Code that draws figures
start
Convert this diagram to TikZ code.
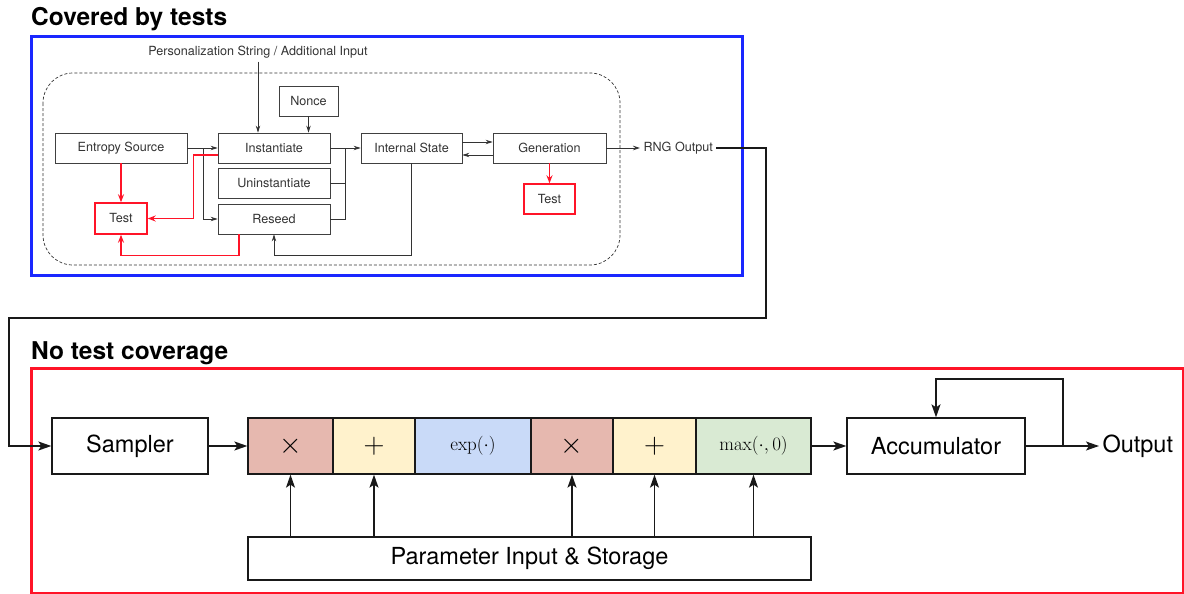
\documentclass[tikz,border=0pt]{standalone}
\usepackage{fix-cm}
\usepackage{amsmath}
\usepackage[no-math]{fontspec}
\setmainfont{TeX Gyre Heros}
\usetikzlibrary{arrows.meta,positioning}
\definecolor{frameBlue}{RGB}{26, 40, 255}
\definecolor{testRed}{RGB}{255, 20, 40}
\definecolor{mulRed}{RGB}{230, 184, 175}
\definecolor{addYellow}{RGB}{255, 242, 204}
\definecolor{expBlue}{RGB}{201, 218, 248}
\definecolor{maxGreen}{RGB}{217, 234, 211}
\newcommand{\smallfont}{\fontsize{12.6}{14}\selectfont}
\newcommand{\bigfont}{\fontsize{23.5}{26}\selectfont}
\newcommand{\titlefont}{\fontsize{24.5}{28}\selectfont\bfseries}
\newcommand{\opfont}{\fontsize{19}{22}\selectfont}

\tikzset{
    smallbox/.style={draw=black!75, line width=0.8pt, minimum height=30, inner sep=0, font=\smallfont, text=black!80},
    testbox/.style={smallbox, draw=testRed, line width=1.4pt},
    bigbox/.style={draw=black!90, line width=1.3pt, minimum height=56, inner sep=0, font=\bigfont},
    cell/.style={bigbox, font=\fontsize{29}{32}\selectfont},
    thinflow/.style={draw=black!80, line width=0.8pt, -{Stealth[length=7pt, width=4.5pt]}},
    redflow/.style={draw=testRed, line width=1.4pt, -{Stealth[length=8pt, width=6pt]}},
    bigflow/.style={draw=black!90, line width=1.3pt, -{Stealth[length=13pt, width=9pt, inset=3pt]}},
}

\begin{document}
\begin{tikzpicture}[x=1pt, y=-1pt]
    \useasboundingbox (0,0) rectangle (1184,594);

    % frames
    \node[font=\titlefont, anchor=base west, inner sep=0] (coveredTitle) at (31,26) {Covered by tests};
    \draw[frameBlue, line width=3pt] (31,37) rectangle (742,275);
    \draw[black!80, line width=0.7pt, dash pattern=on 3pt off 2pt, rounded corners=30] (43,73) rectangle (620,265);
    \node[font=\titlefont, anchor=base west, inner sep=0] (noneTitle) at (31,359) {No test coverage};
    \draw[testRed, line width=3pt] (31,368) rectangle (1183,593);

    % upper part
    \node[font=\smallfont, text=black!80] (pers) at (258,52) {Personalization String / Additional Input};
    \node[smallbox, minimum width=59] (nonce) at (308.5,101) {Nonce};
    \node[smallbox, minimum width=132] (entropy) at (121,148) {Entropy Source};
    \node[smallbox, minimum width=112] (inst) at (274,148) {Instantiate};
    \node[smallbox, minimum width=112] (uninst) at (274,183) {Uninstantiate};
    \node[smallbox, minimum width=112] (reseed) at (274,219) {Reseed};
    \node[smallbox, minimum width=101] (state) at (411.5,148) {Internal State};
    \node[smallbox, minimum width=113] (gen) at (549.5,148) {Generation};
    \node[testbox, minimum width=52, minimum height=31] (testA) at (121,218.5) {Test};
    \node[testbox, minimum width=51] (testB) at (549.5,199) {Test};
    \node[font=\smallfont, text=black!80, anchor=west] (rng) at (640,148) {RNG Output};

    \draw[thinflow] (pers.south) -- (pers.south |- inst.north);
    \draw[thinflow] (nonce.south) -- (nonce.south |- inst.north);
    \draw[thinflow] (entropy.east) -- (inst.west);
    \draw[thinflow] (entropy.east) -- ++(16,0) |- (reseed.west);
    \draw[thinflow] (inst.east) -- (state.west);
    \draw[draw=black!80, line width=0.8pt] (inst.east) -- ++(15,0) |- (reseed.east);
    \draw[draw=black!80, line width=0.8pt] (uninst.east) -- ++(15,0);
    \draw[thinflow] (state.south) -- ++(0,92) -| (reseed.south);
    \draw[thinflow] ([yshift=6]state.east) -- ([yshift=6]gen.west);
    \draw[thinflow] ([yshift=-7]gen.west) -- ([yshift=-7]state.east);
    \draw[thinflow] (gen.east) -- (rng.west);

    \draw[redflow] (entropy.south) -- (testA.north);
    \draw[redflow] ([yshift=-7]inst.west) -- ++(-24,0) |- (testA.east);
    \draw[redflow] ([xshift=-35]reseed.south) -- ++(0,21) -| (testA.south);
    \draw[redflow] (gen.south) -- (testB.north);

    % lower part
    \node[bigbox, minimum width=156] (sampler) at (130,446) {Sampler};
    \node[cell, fill=mulRed, minimum width=85] (mulA) at (290.5,446) {$\times$};
    \node[cell, fill=addYellow, minimum width=82] (addA) at (374,446) {$+$};
    \node[cell, fill=expBlue, minimum width=116] (expC) at (473,446) {\opfont$\exp(\cdot)$};
    \node[cell, fill=mulRed, minimum width=82] (mulB) at (572,446) {$\times$};
    \node[cell, fill=addYellow, minimum width=83] (addB) at (654.5,446) {$+$};
    \node[cell, fill=maxGreen, minimum width=115] (maxC) at (753.5,446) {\opfont$\max(\cdot,0)$};
    \node[bigbox, minimum width=563, minimum height=43] (param) at (529.5,558.5) {Parameter Input \& Storage};
    \node[bigbox, minimum width=178] (acc) at (936,446) {Accumulator};
    \node[font=\bigfont, anchor=west] (out) at (1099,446) {Output};
    \coordinate (drop) at (766,318);
    \coordinate (back) at (9,318);
    \coordinate (fork) at (1063,446);

    \draw[bigflow] (rng.east) -| (drop) -- (back) |- (sampler.west);
    \draw[bigflow] (sampler.east) -- (mulA.west);
    \draw[bigflow] (maxC.east) -- (acc.west);
    \draw[draw=black!90, line width=1.3pt] (acc.east) -- (fork);
    \draw[bigflow] (fork) -- (out.west);
    \draw[bigflow] (fork) -- ++(0,-67) -| (acc.north);
    \foreach \c in {mulA,addA,mulB,addB,maxC}
        \draw[bigflow] (param.north -| \c) -- (\c.south);

\end{tikzpicture}
\end{document}
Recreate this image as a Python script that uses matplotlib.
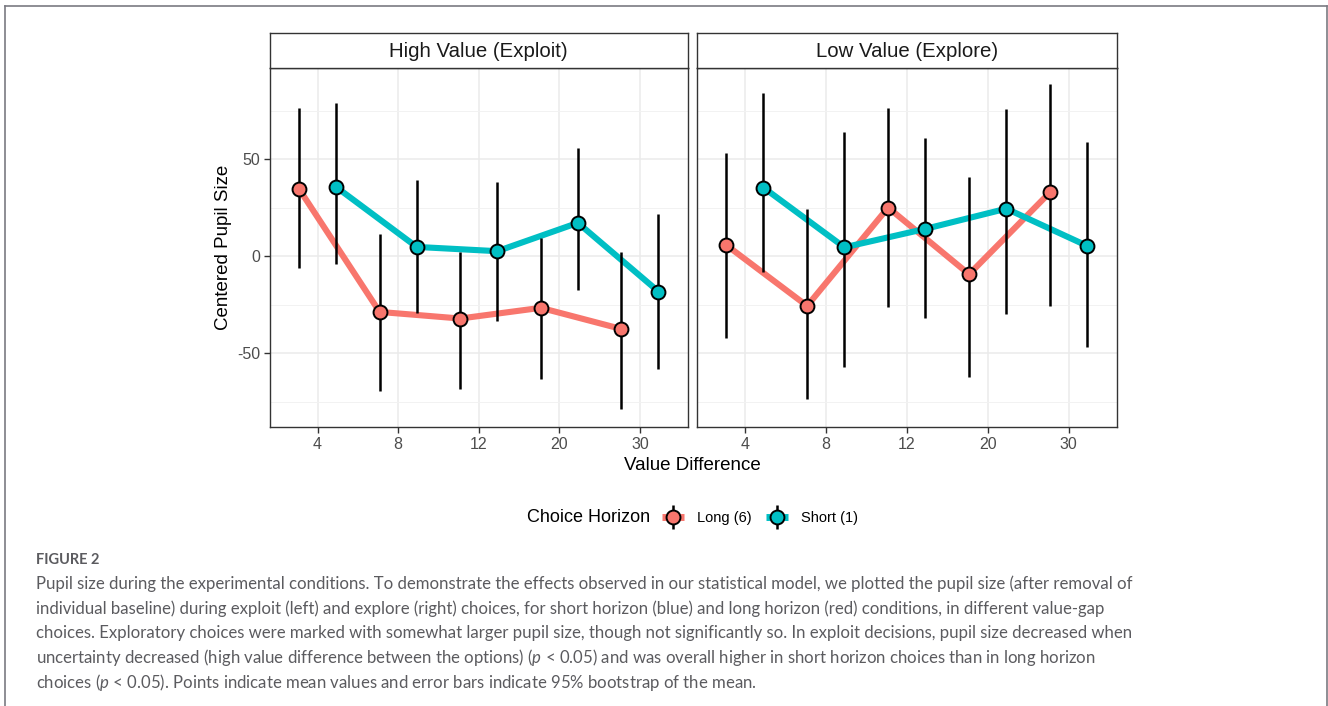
import numpy as np
import matplotlib
matplotlib.use("Agg")
import matplotlib.pyplot as plt
from matplotlib.lines import Line2D

plt.rcParams['font.family'] = ['Liberation Sans', 'DejaVu Sans']
plt.rcParams['axes.unicode_minus'] = False
plt.rcParams['mathtext.fontset'] = 'custom'
plt.rcParams['mathtext.rm'] = 'Lato'
plt.rcParams['mathtext.it'] = 'Lato:italic'

# ---------------- data ----------------
categories = ['4', '8', '12', '20', '30']
panel_titles = ['High Value (Exploit)', 'Low Value (Explore)']
series_labels = ['Long (6)', 'Short (1)']
series_colors = ['#F8766D', '#00BFC4']

long_exploit_mean = [34.7, -28.7, -32.1, -26.6, -37.5]
long_exploit_lo = [-6.2, -69.4, -68.6, -63.2, -78.9]
long_exploit_hi = [76.3, 11.3, 2.4, 9.3, 2.0]
short_exploit_mean = [35.7, 4.8, 2.6, 17.2, -18.2]
short_exploit_lo = [-4.1, -29.1, -33.2, -17.4, -57.9]
short_exploit_hi = [78.9, 39.3, 38.3, 55.7, 21.8]

long_explore_mean = [5.8, -25.6, 25.1, -9.3, 33.0]
long_explore_lo = [-41.9, -73.6, -26.3, -62.2, -25.4]
long_explore_hi = [53.1, 24.5, 76.3, 40.9, 88.7]
short_explore_mean = [35.4, 4.6, 14.1, 24.5, 5.3]
short_explore_lo = [-8.3, -56.9, -31.6, -29.7, -46.9]
short_explore_hi = [84.3, 64.1, 61.1, 75.8, 59.1]

y_ticks = [-50, 0, 50]
y_minor = [-75, -25, 25, 75]

caption_head = "FIGURE 2"
caption_lines = [
    "Pupil size during the experimental conditions. To demonstrate the effects observed in our statistical model, we plotted the pupil size (after removal of",
    "individual baseline) during exploit (left) and explore (right) choices, for short horizon (blue) and long horizon (red) conditions, in different value-gap",
    "choices. Exploratory choices were marked with somewhat larger pupil size, though not significantly so. In exploit decisions, pupil size decreased when",
    r"uncertainty decreased (high value difference between the options) ($\mathit{p}$ < 0.05) and was overall higher in short horizon choices than in long horizon",
    r"choices ($\mathit{p}$ < 0.05). Points indicate mean values and error bars indicate 95% bootstrap of the mean.",
]

panels_data = [
    [(long_exploit_mean, long_exploit_lo, long_exploit_hi),
     (short_exploit_mean, short_exploit_lo, short_exploit_hi)],
    [(long_explore_mean, long_explore_lo, long_explore_hi),
     (short_explore_mean, short_explore_lo, short_explore_hi)],
]

# ---------------- figure ----------------
W, H = 1328, 706
fig = plt.figure(figsize=(W / 100, H / 100), dpi=100)

def fx(px):
    return px / W

def fy(py):
    return 1 - py / H

# outer frame
frame_col = '#7a7a82'
fig.add_artist(Line2D([fx(4.5), fx(4.5)], [fy(6), fy(710)], color=frame_col, lw=1.2))
fig.add_artist(Line2D([fx(4.5), fx(1327)], [fy(6), fy(6)], color=frame_col, lw=1.2))
fig.add_artist(Line2D([fx(1327), fx(1327)], [fy(6), fy(710)], color=frame_col, lw=1.2))

panel_x = [(270, 687.5), (697, 1116.5)]
panel_top, panel_bot, strip_top = 68, 427, 33
dodge = 0.23
xpos = np.arange(len(categories)) + 1
border_col = '#333333'

for pi, (x0, x1) in enumerate(panel_x):
    ax = fig.add_axes([fx(x0), fy(panel_bot), fx(x1 - x0), (panel_bot - panel_top) / H])
    ax.set_xlim(0.41, 5.59)
    ax.set_ylim(-88, 97)
    ax.set_yticks(y_ticks)
    ax.set_yticks(y_minor, minor=True)
    ax.set_xticks(xpos)
    ax.set_xticklabels(categories)
    ax.grid(True, which='major', color='#EBEBEB', lw=1.1)
    ax.grid(True, which='minor', axis='y', color='#F2F2F2', lw=0.7)
    ax.set_axisbelow(True)
    for s in ax.spines.values():
        s.set_color(border_col)
        s.set_linewidth(1.0)
    ax.tick_params(which='major', length=4, color='#333333', width=1.0,
                   labelsize=11.5, labelcolor='#4D4D4D', pad=3)
    ax.tick_params(which='minor', length=0)
    if pi == 1:
        ax.tick_params(axis='y', labelleft=False, length=0)

    # lines
    for si, (m, lo, hi) in enumerate(panels_data[pi]):
        xs = xpos + (-dodge if si == 0 else dodge)
        ax.plot(xs, m, color=series_colors[si], lw=4.4, solid_capstyle='butt', zorder=2)
    # error bars
    for si, (m, lo, hi) in enumerate(panels_data[pi]):
        xs = xpos + (-dodge if si == 0 else dodge)
        ax.vlines(xs, lo, hi, color='black', lw=1.8, zorder=3)
    # points
    for si, (m, lo, hi) in enumerate(panels_data[pi]):
        xs = xpos + (-dodge if si == 0 else dodge)
        ax.plot(xs, m, 'o', ms=10, mfc=series_colors[si], mec='black', mew=1.4,
                ls='None', zorder=4)

    # strip
    sax = fig.add_axes([fx(x0), fy(panel_top), fx(x1 - x0), (panel_top - strip_top) / H])
    sax.set_xticks([])
    sax.set_yticks([])
    for s in sax.spines.values():
        s.set_color(border_col)
        s.set_linewidth(1.0)
    sax.text(0.5, 0.47, panel_titles[pi], ha='center', va='center', fontsize=14.7,
             color='#1A1A1A', transform=sax.transAxes)

# axis titles
fig.text(fx(224), fy(247.5), 'Centered Pupil Size', rotation=90, ha='center', va='center',
         fontsize=13.5, color='black')
fig.text(fx(692), fy(465), 'Value Difference', ha='center', va='center',
         fontsize=13.5, color='black')

# legend
fig.text(fx(527), fy(518), 'Choice Horizon', ha='left', va='center', fontsize=13, color='black')
handles = []
for c in series_colors:
    handles.append((Line2D([], [], color=c, lw=5, solid_capstyle='butt'),
                    Line2D([], [], marker='|', color='black', ms=17, mew=1.8, ls='None'),
                    Line2D([], [], marker='o', ms=10, mfc=c, mec='black', mew=1.4, ls='None')))
fig.legend(handles, series_labels, loc='center left', bbox_to_anchor=(fx(662), fy(518)),
           ncol=2, frameon=False, fontsize=10.5, handlelength=1.5, handletextpad=0.9,
           columnspacing=1.0, borderpad=0, borderaxespad=0)

# caption
cap_col = '#5b5b5f'
fig.text(fx(36), fy(560), caption_head, ha='left', va='center', fontsize=10.5,
         fontweight='bold', color=cap_col, family='Lato')
for i, line in enumerate(caption_lines):
    fig.text(fx(36), fy(584 + 24.6 * i), line, ha='left', va='center', fontsize=12.1,
             color=cap_col, family='Lato')

fig.savefig('out.png', dpi=100)
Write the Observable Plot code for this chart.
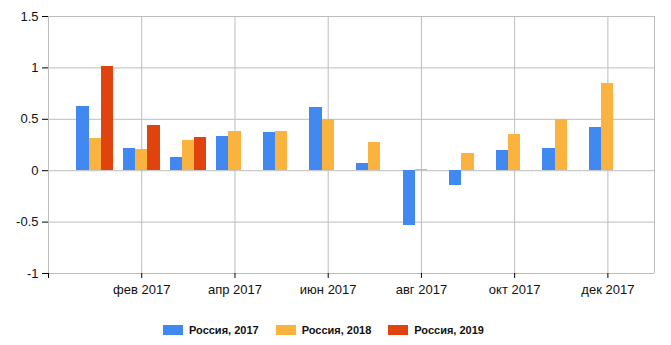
end
▸ Requirements
Pictures excluded, retype exactly the lines running from the one with "Recreate this image" through the one with "y_minor = [-75, -25, 25, 75]". Include both end lines and nothing more.

▸ Solution to the exercise
Recreate this image as a Python script that uses matplotlib.
import numpy as np
import matplotlib
matplotlib.use("Agg")
import matplotlib.pyplot as plt
from matplotlib.lines import Line2D

plt.rcParams['font.family'] = ['Liberation Sans', 'DejaVu Sans']
plt.rcParams['axes.unicode_minus'] = False
plt.rcParams['mathtext.fontset'] = 'custom'
plt.rcParams['mathtext.rm'] = 'Lato'
plt.rcParams['mathtext.it'] = 'Lato:italic'

# ---------------- data ----------------
categories = ['4', '8', '12', '20', '30']
panel_titles = ['High Value (Exploit)', 'Low Value (Explore)']
series_labels = ['Long (6)', 'Short (1)']
series_colors = ['#F8766D', '#00BFC4']

long_exploit_mean = [34.7, -28.7, -32.1, -26.6, -37.5]
long_exploit_lo = [-6.2, -69.4, -68.6, -63.2, -78.9]
long_exploit_hi = [76.3, 11.3, 2.4, 9.3, 2.0]
short_exploit_mean = [35.7, 4.8, 2.6, 17.2, -18.2]
short_exploit_lo = [-4.1, -29.1, -33.2, -17.4, -57.9]
short_exploit_hi = [78.9, 39.3, 38.3, 55.7, 21.8]

long_explore_mean = [5.8, -25.6, 25.1, -9.3, 33.0]
long_explore_lo = [-41.9, -73.6, -26.3, -62.2, -25.4]
long_explore_hi = [53.1, 24.5, 76.3, 40.9, 88.7]
short_explore_mean = [35.4, 4.6, 14.1, 24.5, 5.3]
short_explore_lo = [-8.3, -56.9, -31.6, -29.7, -46.9]
short_explore_hi = [84.3, 64.1, 61.1, 75.8, 59.1]

y_ticks = [-50, 0, 50]
y_minor = [-75, -25, 25, 75]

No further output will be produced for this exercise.